Secondo Marco Rogari (Il Sole, 5/05) il decreto legge sospensivo potrebbe essere varato entro maggio ed i rimborsi potrebbero essere dilazionati su 3-5 anni.
Secondo Augusto Barbera la sentenza della Consulta è una “brutta sentenza”. Secondo Giovanni Maria Flick la pronuncia della Consulta non può essere impugnata alla CEDU.
Secondo Giuliano Poletti, per “coprire il buco non ci sarà alcuna patrimoniale” (ibidem).
In conclusione, ci permettiamo di scrivere che “ i giochi non sono ancora chiusi”.
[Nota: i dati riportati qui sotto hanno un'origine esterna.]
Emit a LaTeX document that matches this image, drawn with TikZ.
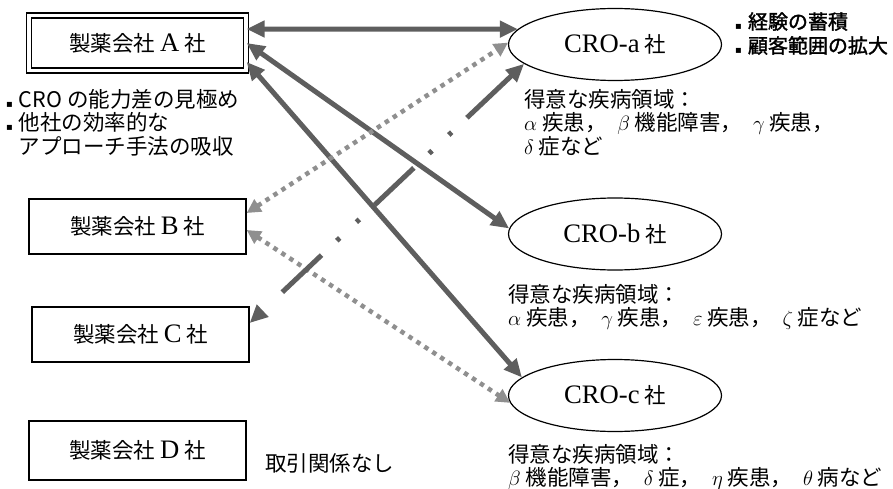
\documentclass[tikz,border=0pt]{standalone}
\usepackage{fontspec}
\setmainfont{Liberation Serif}[Scale=1.24]
\newfontfamily\jpfont{Noto Sans CJK JP}
\newfontfamily\jpmedium{Noto Sans CJK JP}[FakeBold=1.6]
\newfontfamily\symfont{DejaVu Sans}
\usetikzlibrary{arrows.meta, positioning, shapes.geometric}

\definecolor{linkgray}{gray}{0.37}
\definecolor{dotgray}{gray}{0.56}

\newcommand{\lat}[1]{{\rmfamily #1}}
\newcommand{\sqbullet}{{\symfont\fontsize{10}{10}\selectfont ▪}\hspace{6pt}}
\newcommand{\gap}{\hspace{0.5em}}

\begin{document}
\begin{tikzpicture}[x=1pt, y=-1pt,
    font=\jpfont\fontsize{21.5}{23.5}\selectfont,
    company/.style={draw, line width=1.3pt, minimum width=217pt,
      minimum height=55pt, inner sep=0pt},
    pharma D/.style={minimum height=59pt},
    cro/.style={ellipse, draw, line width=1.2pt, minimum width=213pt,
      minimum height=72pt, inner sep=0pt},
    memo/.style={align=left, inner sep=0pt},
    link/.style={draw=linkgray, line width=5pt,
      >={Triangle[length=18pt, width=16pt]}, <->},
    dotlink/.style={draw=dotgray, line width=4.5pt,
      dash pattern=on 4.5pt off 5pt,
      >={Triangle[length=14pt, width=14pt]}, <->},
    dashlink/.style={link,
      dash pattern=on 0pt off 28pt on 54pt off 21pt on 4pt off 23pt
        on 4pt off 21pt on 54pt off 21pt on 4pt off 23pt on 4pt off 21pt
        on 90pt off 10pt}]

    \useasboundingbox (0,0) rectangle (893,489);

    % pharma companies
    \node [company, double, double distance=3.5pt] (pharma-A) at (137.5,43)
      {製薬会社 \lat{A} 社};
    \foreach \m/\x/\y in {B/137.5/226.5, C/140.5/334.5, D/137.5/450.5}
    \node [company, pharma \m/.try] (pharma-\m) at (\x,\y)
      {製薬会社 \lat{\m} 社};

    % CROs
    \foreach \m/\y in {a/44.5, b/234, c/395.5}
    \node [cro] (cro-\m) at (615,\y) {\lat{CRO-\m} 社};

    % remarks
    \node [memo, anchor=north west] (needs-A) at (6,89)
      {\sqbullet CRO の能力差の見極め\\
       \sqbullet 他社の効率的な\\
       \hphantom{\sqbullet}アプローチ手法の吸収};
    \node [memo, anchor=west, font=\jpmedium\fontsize{20}{24}\selectfont]
      (gain-a) at (735,33.5)
      {\sqbullet 経験の蓄積\\ \sqbullet 顧客範囲の拡大};

    \node [memo, anchor=north west] (area-a) at (524,89)
      {得意な疾病領域：\\
       $\alpha$ 疾患，\gap$\beta$ 機能障害，\gap$\gamma$ 疾患，\\
       $\delta$ 症など};
    \node [memo, anchor=north west] (area-b) at (508,284)
      {得意な疾病領域：\\
       $\alpha$ 疾患，\gap$\gamma$ 疾患，\gap$\varepsilon$ 疾患，\gap$\zeta$ 症など};
    \node [memo, anchor=north west] (area-c) at (508,444)
      {得意な疾病領域：\\
       $\beta$ 機能障害，\gap$\delta$ 症，\gap$\eta$ 疾患，\gap$\theta$ 病など};
    \node [memo, anchor=west] (none-D) at (265,463) {取引関係なし};

    % links
    \draw [link] ([yshift=14pt]pharma-A.east) -- (cro-a.171);
    \draw [link] (pharma-A.east) -- (cro-b.177);
    \draw [link] ([yshift=-19pt]pharma-A.east) -- (cro-c.169);

    \draw [dotlink] ([yshift=13.5pt]pharma-B.east) -- (cro-a.179);
    \draw [dotlink] ([yshift=-3.5pt]pharma-B.east) -- (cro-c.184);

    \draw [dashlink] ([yshift=11.5pt]pharma-C.east) -- (cro-a.192);

\end{tikzpicture}
\end{document}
Da un lato, Renzi e C. (Boeri, Poletti, Cazzola, Taddei inclusi) cercheranno di limitare i danni. Ci aspettiamo un decreto legge di blocco dei rimborsi ed una legge di stabilità con penalizzazione degli assegni piu’ elevati.
Dall’altro lato, ci sono i deboli pensionati. Ma l’unione delle loro debolezze ha portato i 300 di Leonida a provocare il rinvio alla Consulta ( decisione del Tar Veneto ) dei vari scippi pensionistici post 2012. Nei fatti, è partita una rete protettiva con una serie di sentenze dei Tar (su tutti quello della Calabria) che hanno nuovamente chiamato in causa la Consulta, sui provvedimenti punitivi di Monti, Letta e Renzi.
Non solo ma, secondo Noi, la sentenza n° 70/2017 della Corte potrebbe essere portata alla CEDU per alcuni motivi: perché apre spiragli a vessazioni governative sulle pensioni medio-alte; perché disconosce le violazioni della normativa europea in tema di tutela delle pensioni; perché ha natura tributaria.
I 300 di Leonida, la Federspev, la Dirstat e la Confedir tutta si sono già attivati per costruire un ricorso alla CEDU basato sia sulla citata sentenza che sui prossimi decreti governativi anti-pensionati.
E, per ora, è tutto. In attesa del 31 maggio, quando si vota.
Stefano Biasioli, anche a nome dei 300 di Leonida.